Le coût de la vie

2007/11/06 | Par Michel Rioux

« Tous les hommes sont égaux aux yeux de la raison et de la justice, il ne faut pas altérer cette éternelle vérité, » s’est un jour écrié Robespierre. Faut croire que certains continuent d’être plus égaux que d’autres…

En Gaspésie, en 2006, des pêcheurs pas trop regardant rapport à la survie des espèces ont été condamnés à des amendes totalisant 86 733 $ pour braconnage. L’appât du saumon interdit, voyez-vous.

La même année, un individu de Laval a écopé une amende de 14 302 $ pour braconnage. Deux cerfs de Virginie et un nombre indéterminé de truites avaient été l’objet d’une attention un peu trop soutenue aux yeux des agents de la faune.

En juin dernier, dans la région de Gatineau, des braconniers ont dû débourser 23 425 $ pour chasse illégale de cerfs de Virginie.

Le 18 septembre, une entreprise a été reconnue coupable de négligence criminelle à la suite d’un accident qui a causé la mort de deux ouvriers de la construction à Saint-Constant, sur la Rive-Sud de Montréal. Voici ce qu’en disait le communiqué de la Commission de la santé et de la sécurité au travail (CSST) : « La CSST considère que l’employeur Grandmont et fils a agi de manière à compromettre sérieusement la sécurité des travailleurs. Pour cette infraction, l’amende peut varier de 5 000 $ à 20 000 $ pour une première offense… »

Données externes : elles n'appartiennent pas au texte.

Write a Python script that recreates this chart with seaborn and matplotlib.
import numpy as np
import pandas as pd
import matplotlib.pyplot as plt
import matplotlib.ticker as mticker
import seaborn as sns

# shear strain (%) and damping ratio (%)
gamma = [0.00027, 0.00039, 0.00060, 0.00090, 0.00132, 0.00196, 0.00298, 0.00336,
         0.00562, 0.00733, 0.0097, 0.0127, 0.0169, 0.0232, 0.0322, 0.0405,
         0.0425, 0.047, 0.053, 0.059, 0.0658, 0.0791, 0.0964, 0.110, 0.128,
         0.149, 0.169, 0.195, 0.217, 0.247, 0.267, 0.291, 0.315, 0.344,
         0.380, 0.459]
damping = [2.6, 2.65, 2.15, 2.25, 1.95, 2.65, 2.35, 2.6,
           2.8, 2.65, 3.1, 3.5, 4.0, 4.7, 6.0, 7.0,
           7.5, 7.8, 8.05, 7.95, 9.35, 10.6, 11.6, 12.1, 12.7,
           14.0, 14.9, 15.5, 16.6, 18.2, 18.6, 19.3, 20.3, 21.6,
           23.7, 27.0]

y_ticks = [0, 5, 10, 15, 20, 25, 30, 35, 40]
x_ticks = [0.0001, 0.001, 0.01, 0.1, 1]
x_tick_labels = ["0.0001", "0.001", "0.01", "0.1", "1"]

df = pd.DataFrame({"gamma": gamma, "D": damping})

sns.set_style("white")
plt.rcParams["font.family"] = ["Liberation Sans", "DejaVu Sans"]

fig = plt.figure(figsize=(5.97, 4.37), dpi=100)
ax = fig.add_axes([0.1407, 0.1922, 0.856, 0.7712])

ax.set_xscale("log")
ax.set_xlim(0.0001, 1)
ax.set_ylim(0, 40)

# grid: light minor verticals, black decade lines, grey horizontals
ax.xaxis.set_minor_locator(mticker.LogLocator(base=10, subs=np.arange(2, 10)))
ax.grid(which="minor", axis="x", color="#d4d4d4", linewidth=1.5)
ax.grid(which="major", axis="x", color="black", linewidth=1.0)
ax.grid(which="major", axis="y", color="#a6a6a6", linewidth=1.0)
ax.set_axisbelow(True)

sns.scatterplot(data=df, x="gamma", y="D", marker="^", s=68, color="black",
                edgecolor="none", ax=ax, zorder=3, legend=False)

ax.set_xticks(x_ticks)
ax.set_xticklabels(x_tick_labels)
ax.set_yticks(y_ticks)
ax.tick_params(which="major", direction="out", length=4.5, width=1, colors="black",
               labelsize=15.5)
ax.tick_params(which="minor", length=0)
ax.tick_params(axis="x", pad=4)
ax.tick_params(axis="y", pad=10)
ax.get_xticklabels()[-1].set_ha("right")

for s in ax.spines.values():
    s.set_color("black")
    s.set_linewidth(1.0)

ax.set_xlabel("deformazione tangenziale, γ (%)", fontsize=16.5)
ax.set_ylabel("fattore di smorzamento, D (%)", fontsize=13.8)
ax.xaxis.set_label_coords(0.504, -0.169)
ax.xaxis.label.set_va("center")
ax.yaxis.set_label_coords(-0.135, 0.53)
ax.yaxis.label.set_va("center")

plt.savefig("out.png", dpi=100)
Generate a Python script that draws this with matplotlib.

173 travailleurs de la multinationale de la banane Chiquita ont été tués en Colombie ces dernières années par des paramilitaires dont il a été établi qu’ils étaient financés par cette compagnie. Pour fermer le dossier, les tribunaux ont condamné Chiquita à verser une amende de 25 millions $, prenant bien soin cependant de mettre les dirigeants de la multinationale à l’abri de toute poursuite.

La Presse canadienne rapportait que le dimanche 30 septembre, des milliers de personnes, policiers et agents de la paix, s’étaient rassemblés à Ottawa pour rendre hommage à leurs 738 collègues morts au Canada dans l’exercice de leurs fonctions depuis la Confédération. Quatre nouveaux décès se sont ajoutés cette année. Si mes calculs sont bons, cela fait quelque chose comme 5,2 policiers et agents de la paix qui meurent en moyenne dans ce pays chaque année en lien direct avec leur occupation.

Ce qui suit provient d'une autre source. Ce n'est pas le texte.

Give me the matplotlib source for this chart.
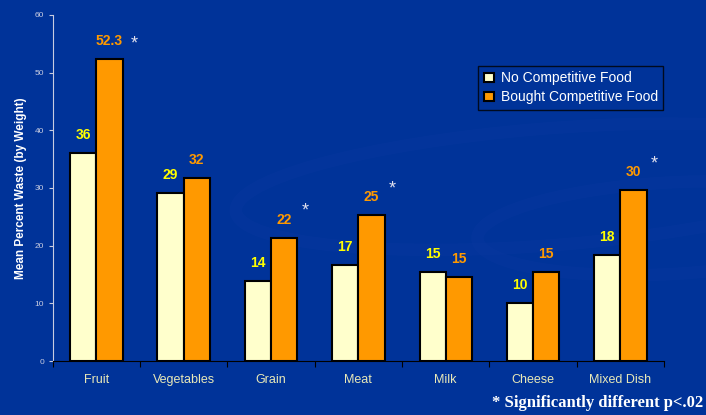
import numpy as np
import matplotlib.pyplot as plt
from matplotlib.patches import Ellipse

plt.rcParams['font.family'] = ['Liberation Sans', 'DejaVu Sans']

# data
categories = ['Fruit', 'Vegetables', 'Grain', 'Meat', 'Milk', 'Cheese', 'Mixed Dish']
no_comp = [36.0, 29.2, 13.9, 16.6, 15.4, 10.1, 18.4]
bought = [52.3, 31.8, 21.4, 25.3, 14.5, 15.4, 29.6]
no_comp_labels = ['36', '29', '14', '17', '15', '10', '18']
bought_labels = ['52.3', '32', '22', '25', '15', '15', '30']
significant = [True, False, True, True, False, False, True]

bg = '#003399'
fig = plt.figure(figsize=(7.06, 4.15), dpi=100, facecolor=bg)

# faint swoosh in the background
for cx, cy, w, h, ang in [(0.78, 0.55, 0.9, 0.28, 8), (0.95, 0.45, 0.55, 0.22, 6)]:
    fig.patches.append(Ellipse((cx, cy), w, h, angle=ang, transform=fig.transFigure,
                               fill=False, lw=9, ec='#0a38a0', alpha=0.35, zorder=-5))

ax = fig.add_axes([0.0746, 0.130, 0.866, 0.834])
ax.set_zorder(2)
ax.set_facecolor('none')

x = np.arange(len(categories))
w = 0.3
b1 = ax.bar(x - w / 2, no_comp, w, color='#FFFFCC', edgecolor='black', linewidth=1.5,
            label='No Competitive Food', zorder=3)
b2 = ax.bar(x + w / 2, bought, w, color='#FF9900', edgecolor='black', linewidth=1.5,
            label='Bought Competitive Food', zorder=3)

for i in range(len(categories)):
    ax.annotate(no_comp_labels[i], (x[i] - w / 2, no_comp[i]), xytext=(0, 13),
                textcoords='offset points', ha='center', va='center',
                color='#FFFF00', fontsize=10, fontweight='bold')
    ax.annotate(bought_labels[i], (x[i] + w / 2, bought[i]), xytext=(0, 13),
                textcoords='offset points', ha='center', va='center',
                color='#FF9900', fontsize=10, fontweight='bold')
    if significant[i]:
        dx = 12 + 1.5 * len(bought_labels[i])
        dy = 11 if len(bought_labels[i]) > 2 else 19
        ax.annotate('*', (x[i] + w / 2, bought[i]), xytext=(dx, dy),
                    textcoords='offset points', ha='center', va='center',
                    color='#E0E0EE', fontsize=13)

ax.set_xlim(-0.5, len(categories) - 0.5)
ax.set_ylim(0, 60)
ax.set_yticks(range(0, 61, 10))
ax.set_xticks(np.arange(-0.5, len(categories), 1))
ax.set_xticklabels([])
ax.set_xticks(x, minor=True)
ax.set_xticklabels(categories, minor=True)
ax.tick_params(axis='x', which='major', length=4, color='black', direction='out')
ax.tick_params(axis='x', which='minor', length=0, pad=9, labelsize=9, labelcolor='#E8E8B8')
ax.tick_params(axis='y', length=3, color='#C8CCE0', labelsize=6, labelcolor='#C8CCE0', pad=3)

for s in ['top', 'right']:
    ax.spines[s].set_visible(False)
ax.spines['left'].set_color('#C8CCE0')
ax.spines['bottom'].set_color('black')

ax.set_ylabel('Mean Percent Waste (by Weight)', color='white', fontsize=8.5,
              fontweight='bold', labelpad=6)

leg = ax.legend(loc='upper right', bbox_to_anchor=(1.01, 0.873), fontsize=10,
                frameon=True, fancybox=False, facecolor=bg, edgecolor='black',
                labelcolor='white', handlelength=0.7, handleheight=0.7,
                handletextpad=0.5, borderpad=0.4, labelspacing=0.35)
leg.get_frame().set_linewidth(1)

fig.text(0.697, 0.03, '* Significantly different p<.02', color='white',
         fontsize=12, family='Liberation Serif', fontweight='bold', va='center')

fig.savefig('out.png', dpi=100, facecolor=bg)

Une rapide recherche permet de constater qu’au Québec seulement, au cours des trois dernières années, pas moins de 124 ouvriers de la construction sont morts d’un accident de travail : 32 en 2004, 53 en 2005 et 39 en 2006, soit une moyenne de 41,3 ouvriers pas année. J’entends encore Michel Chartrand vociférer contre le fait qu’au Québec, il y avait davantage d’agents pour protéger la faune que d’inspecteurs de la CSST pour protéger la santé et la sécurité des ouvriers de la construction.

L’immense majorité de ces gardiens de la loi décédés en fonction ont eu droit à des funérailles officielles. À chaque occasion, on voit débarquer à l’église des centaines de confrères qui, souvent, arrivent des Etats-Unis et du Canada. Quand ce n’est pas le premier ministre lui-même qui se déplace pour manifester son soutien à la famille éplorée. Il n’est pas question ici de mésestimer la peine des familles de ces policiers. C’est toujours triste de perdre un proche.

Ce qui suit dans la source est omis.